D’ici 2022, comment le MoDem compte-t-il construire un nouveau rapport de force avec LREM ? Emmanuel Macron a-t-il du souci à se faire à ce propos ?

Christophe Boutin : Depuis 2017, malgré l’effacement forcé de François Bayrou (ou à cause de ?), le MoDem progresse : de deux ministres en 2017 à cinq en 2021 ; de 43 députés en 2017 à 58 en 2021, au gré des défections de LREM. Parti de cadres historiquement bien implanté localement, il peut aussi espérer tirer son épingle du jeu lors des élections départementales et régionales de juin. La question se pose donc de sa place dans les présidentielles de 2022… ou plutôt dans les législatives qui suivront, tant il est peu crédible de penser à une candidature de François Bayrou ou d’une des nouvelles têtes du parti, totalement inconnues. Toute la question est donc de savoir comment obtenir d’Emmanuel Macron qu’il lui garantisse comme en 2017 des circonscriptions.

Pour cela, le rapport de force initié depuis quelques mois par le MoDem est très finement joué : il s’agit de démontrer sa capacité de nuisance lorsque l’on n’est pas assez choyé, sans claquer la porte de la majorité présidentielle. Et comme le « retenez-moi ou je fais un malheur », trop théâtral, ne serait pas crédible ici, on utilise les attentes des Français pour « faire le buzz » et perturber un peu le gouvernement, sans pourtant l’empêcher vraiment de réaliser ses choix.
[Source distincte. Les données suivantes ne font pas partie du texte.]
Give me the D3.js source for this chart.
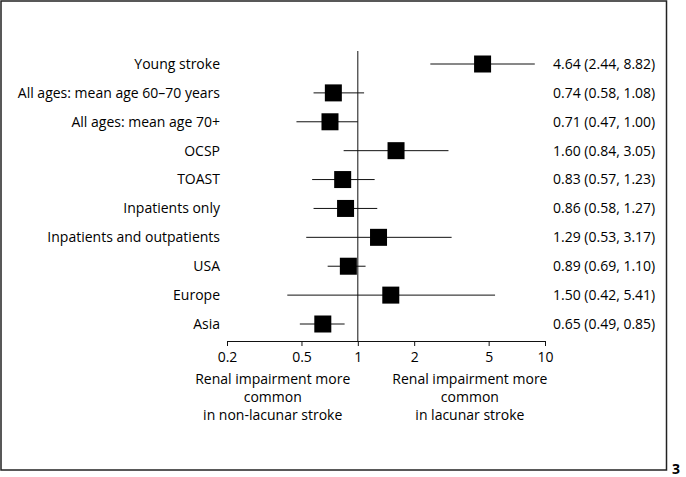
<!DOCTYPE html>
<html>
<head>
<meta charset="utf-8">
<script src="https://cdn.jsdelivr.net/npm/d3@7"></script>
<style>
  html, body { margin: 0; padding: 0; background: #fff; }
  svg { display: block; }
  text { font-family: "Open Sans", "Noto Sans", sans-serif; fill: #000; }
</style>
</head>
<body>
<svg id="chart" width="686" height="477"></svg>
<script>
const categories = ["Young stroke", "All ages: mean age 60\u201370 years", "All ages: mean age 70+", "OCSP", "TOAST", "Inpatients only", "Inpatients and outpatients", "USA", "Europe", "Asia"];
const estimates = [4.64, 0.74, 0.71, 1.60, 0.83, 0.86, 1.29, 0.89, 1.50, 0.65];
const lowerCI = [2.44, 0.58, 0.47, 0.84, 0.57, 0.58, 0.53, 0.69, 0.42, 0.49];
const upperCI = [8.82, 1.08, 1.00, 3.05, 1.23, 1.27, 3.17, 1.10, 5.41, 0.85];
const tickValues = [0.2, 0.5, 1, 2, 5, 10];
const tickLabels = ["0.2", "0.5", "1", "2", "5", "10"];
const leftNote = ["Renal impairment more", "common", "in non-lacunar stroke"];
const rightNote = ["Renal impairment more", "common", "in lacunar stroke"];

const svg = d3.select("#chart");
const fs = 14;

// frame
svg.append("rect").attr("x", 1).attr("y", 1).attr("width", 665.5).attr("height", 469)
  .attr("fill", "none").attr("stroke", "#222").attr("stroke-width", 1.5);
svg.append("text").attr("x", 672).attr("y", 474).attr("font-weight", "bold").attr("font-size", 14).text("3");

const x = d3.scaleLog().domain([0.2, 10]).range([227, 545]);
const y = d3.scalePoint().domain(categories).range([64, 324]);
const axisY = 341;

// reference line
svg.append("line").attr("x1", x(1)).attr("x2", x(1)).attr("y1", 51).attr("y2", axisY)
  .attr("stroke", "#111").attr("stroke-width", 1);

const data = categories.map((c, i) => ({c, est: estimates[i], lo: lowerCI[i], hi: upperCI[i]}));

// CI lines
svg.selectAll("line.ci").data(data).enter().append("line").attr("class", "ci")
  .attr("x1", d => x(d.lo)).attr("x2", d => x(d.hi))
  .attr("y1", d => y(d.c)).attr("y2", d => y(d.c))
  .attr("stroke", "#111").attr("stroke-width", 1);

// boxes
const bs = 17;
svg.selectAll("rect.box").data(data).enter().append("rect").attr("class", "box")
  .attr("x", d => x(d.est) - bs / 2).attr("y", d => y(d.c) - bs / 2)
  .attr("width", bs).attr("height", bs).attr("fill", "#000");

// category labels
svg.selectAll("text.cat").data(data).enter().append("text").attr("class", "cat")
  .attr("x", 220).attr("y", d => y(d.c)).attr("dy", "0.35em")
  .attr("text-anchor", "end").attr("font-size", fs).text(d => d.c);

// value labels
svg.selectAll("text.val").data(data).enter().append("text").attr("class", "val")
  .attr("x", 553).attr("y", d => y(d.c)).attr("dy", "0.35em")
  .attr("font-size", fs)
  .text(d => `${d.est.toFixed(2)} (${d.lo.toFixed(2)}, ${d.hi.toFixed(2)})`);

// axis
const axis = d3.axisBottom(x).tickValues(tickValues).tickFormat((d, i) => tickLabels[i]).tickSize(5).tickSizeOuter(0);
const ag = svg.append("g").attr("transform", `translate(0,${axisY})`).call(axis);
ag.select(".domain").attr("stroke", "#111");
ag.selectAll(".tick line").attr("stroke", "#111");
ag.selectAll(".tick text").attr("font-size", fs).attr("font-family", "'Open Sans', 'Noto Sans', sans-serif").attr("fill", "#000").attr("dy", "0.9em");

// notes
const noteY = [379, 397, 415];
svg.selectAll("text.ln").data(leftNote).enter().append("text").attr("class", "ln")
  .attr("x", x(0.351)).attr("y", (d, i) => noteY[i]).attr("dy", "0.35em")
  .attr("text-anchor", "middle").attr("font-size", fs).text(d => d);
svg.selectAll("text.rn").data(rightNote).enter().append("text").attr("class", "rn")
  .attr("x", x(3.97)).attr("y", (d, i) => noteY[i]).attr("dy", "0.35em")
  .attr("text-anchor", "middle").attr("font-size", fs).text(d => d);
</script>
</body>
</html>
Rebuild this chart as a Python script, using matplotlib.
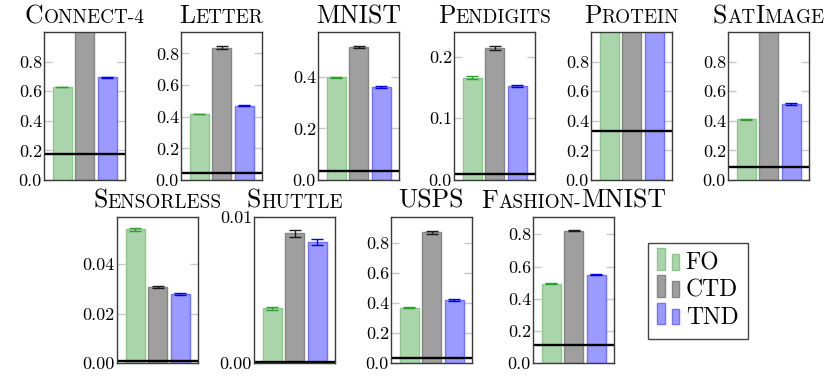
import matplotlib
matplotlib.use('Agg')
import matplotlib.pyplot as plt
from matplotlib.patches import Rectangle
from matplotlib.legend_handler import HandlerBase
from matplotlib.ticker import FormatStrFormatter

# values (bars above the top are clipped)
datasets = ['Connect-4', 'Letter', 'MNIST', 'Pendigits', 'Protein', 'SatImage',
            'Sensorless', 'Shuttle', 'USPS', 'Fashion-MNIST']
methods = ['FO', 'CTD', 'TND']
fo = [0.629, 0.417, 0.397, 0.166, 1.5, 0.410, 0.0539, 0.00375, 0.371, 0.494]
ctd = [1.5, 0.836, 0.516, 0.2135, 1.5, 1.5, 0.0306, 0.00887, 0.873, 0.822]
tnd = [0.694, 0.469, 0.360, 0.152, 1.5, 0.511, 0.0279, 0.00825, 0.422, 0.549]
fo_err = [0.002, 0.003, 0.002, 0.002, 0, 0.003, 0.0006, 0.00012, 0.003, 0.002]
ctd_err = [0, 0.008, 0.004, 0.003, 0, 0, 0.0004, 0.00025, 0.01, 0.003]
tnd_err = [0.003, 0.004, 0.002, 0.002, 0, 0.006, 0.0004, 0.0002, 0.004, 0.003]
ref_line = [0.174, 0.042, 0.034, 0.0097, 0.331, 0.089, 0.001, 0.0001, 0.037, 0.113]
ymax = [1.0, 0.935, 0.573, 0.24, 1.0, 1.0, 0.059, 0.01, 0.977, 0.909]
yticks = [[0, 0.2, 0.4, 0.6, 0.8], [0, 0.2, 0.4, 0.6, 0.8], [0, 0.2, 0.4], [0, 0.1, 0.2],
          [0, 0.2, 0.4, 0.6, 0.8], [0, 0.2, 0.4, 0.6, 0.8], [0, 0.02, 0.04], [0, 0.01],
          [0, 0.2, 0.4, 0.6, 0.8], [0, 0.2, 0.4, 0.6, 0.8]]
tick_fmt = ['%.1f'] * 6 + ['%.2f', '%.2f', '%.1f', '%.1f']

fills = ['#aad5aa', '#9f9f9f', '#9b9bff']
edges = ['#8cc88c', '#858585', '#7272ff']
errc = ['#2f9f2f', '#1a1a1a', '#0000ee']

FONT = 'cmr10'
W, H = 831, 390
fig = plt.figure(figsize=(W / 100, H / 100), dpi=100)

# left edge of each axes box, pixels
lefts = [44, 181, 318, 454, 591, 728, 117, 254, 391, 533]


def small_caps_title(ax, name, big=18.5, small=13.8):
    groups = []
    for ch in name:
        is_big = ch.isupper()
        if groups and groups[-1][1] == is_big:
            groups[-1][0] += ch
        else:
            groups.append([ch, is_big])
    renderer = fig.canvas.get_renderer()
    texts = []
    for s, is_big in groups:
        t = fig.text(0, 0, s.upper(), fontsize=big if is_big else small,
                     family=FONT, va='baseline', ha='left')
        texts.append((t, t.get_window_extent(renderer).width))
    box = ax.get_position()
    total = sum(w for _, w in texts)
    x = (box.x0 + box.x1) / 2 * W - total / 2
    y = box.y1 * H + 9
    for t, w in texts:
        t.set_position((x / W, y / H))
        x += w


for i, name in enumerate(datasets):
    if i < 6:
        top, bottom = 32, 180
    else:
        top, bottom = 216.7, 363.3
    ax = fig.add_axes([lefts[i] / W, (H - bottom) / H, 81 / W, (bottom - top) / H])
    vals = [fo[i], ctd[i], tnd[i]]
    errs = [fo_err[i], ctd_err[i], tnd_err[i]]
    for k in range(3):
        ax.bar(k, vals[k], width=0.85, color=fills[k], edgecolor=edges[k],
               linewidth=1, zorder=2)
        if errs[k] > 0:
            ax.errorbar(k, vals[k], yerr=errs[k], color=errc[k], capsize=4,
                        elinewidth=1, capthick=1, zorder=3)
    ax.axhline(ref_line[i], color='black', lw=1.7, zorder=4)
    ax.set_xlim(-0.82, 2.8)
    ax.set_ylim(0, ymax[i])
    ax.set_xticks([])
    ax.set_yticks(yticks[i])
    ax.yaxis.set_major_formatter(FormatStrFormatter(tick_fmt[i]))
    ax.tick_params(axis='y', direction='in', length=6, width=1, color='#c8c8c8',
                   left=True, right=True, labelsize=13, pad=1.5)
    for lab in ax.get_yticklabels():
        lab.set_family(FONT)
    for sp in ax.spines.values():
        sp.set_color('#3a3a3a')
        sp.set_linewidth(1)
        sp.set_zorder(5)
    small_caps_title(ax, name)


class TwoBars(HandlerBase):
    def create_artists(self, legend, orig_handle, xdescent, ydescent, width, height,
                       fontsize, trans):
        fc = orig_handle.get_facecolor()
        ec = orig_handle.get_edgecolor()
        bw = width * 0.32
        r1 = Rectangle((-xdescent, -ydescent), bw, height * 1.3, facecolor=fc,
                       edgecolor=ec, lw=1, transform=trans)
        r2 = Rectangle((-xdescent + width * 0.64, -ydescent), bw, height * 0.95,
                       facecolor=fc, edgecolor=ec, lw=1, transform=trans)
        return [r1, r2]


proxies = [Rectangle((0, 0), 1, 1, facecolor=fills[k], edgecolor=edges[k])
           for k in range(3)]
leg = fig.legend(proxies, methods, handler_map={Rectangle: TwoBars()},
                 loc='upper left', bbox_to_anchor=(648 / W, 1 - 243 / H),
                 borderaxespad=0, frameon=True, fancybox=False, framealpha=1,
                 edgecolor='#444444', prop={'family': FONT, 'size': 17},
                 handlelength=0.95, handletextpad=0.25, labelspacing=0.22,
                 borderpad=0.4)
leg.get_frame().set_linewidth(1)

fig.savefig('out.png', dpi=100)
C’est le cas avec le « pass sanitaire » que nous avons évoqué : il n’a jamais été question on l’a dit de le bloquer, mais, grâce aux médias, le MoDem passe à peu de frais pour le chevalier blanc défenseur des libertés. Mais c’est le cas aussi sans doute avec la proportionnelle. On se donne le beau rôle en rappelant la promesse de campagne du Président – et, il est vrai, une demande ancienne de François Bayrou. Mais on n’ignore pas qu’une sorte de tradition voudrait maintenant que l’on ne change pas les règles à moins d’un  an des élections, ce qui rend la concrétisation par voie législative d’une telle proposition bien incertaine – pour ne rien dire d’un éventuel référendum. Est-ce si grave ? Il n’est pas évident que la proportionnelle soit en fait si favorable en 2022 aux jeunes pousses MoDem nées en 2017 et ayant fait partie de la majorité présidentielle pendant tout le quinquennat, quelque soit le vainqueur de la présidentielle, et qu’il n’y ait pas plus à gagner en espérant bénéficier une nouvelle fois de l’effet d’entraînement, sur des élections législatives au scrutin toujours majoritaire, d’une éventuelle réélection d’Emmanuel Macron en 2022.

Dans ce cadre, c’est-à-dire tant que le MoDem n’est que peu de chose sans le soutien présidentiel – et en tout cas pourrait représenter moins de 58 députés et 5 ministres - Emmanuel Macron aurait en main des clés de négociation qui devraient lui permettre de ne pas se faire trop de soucis.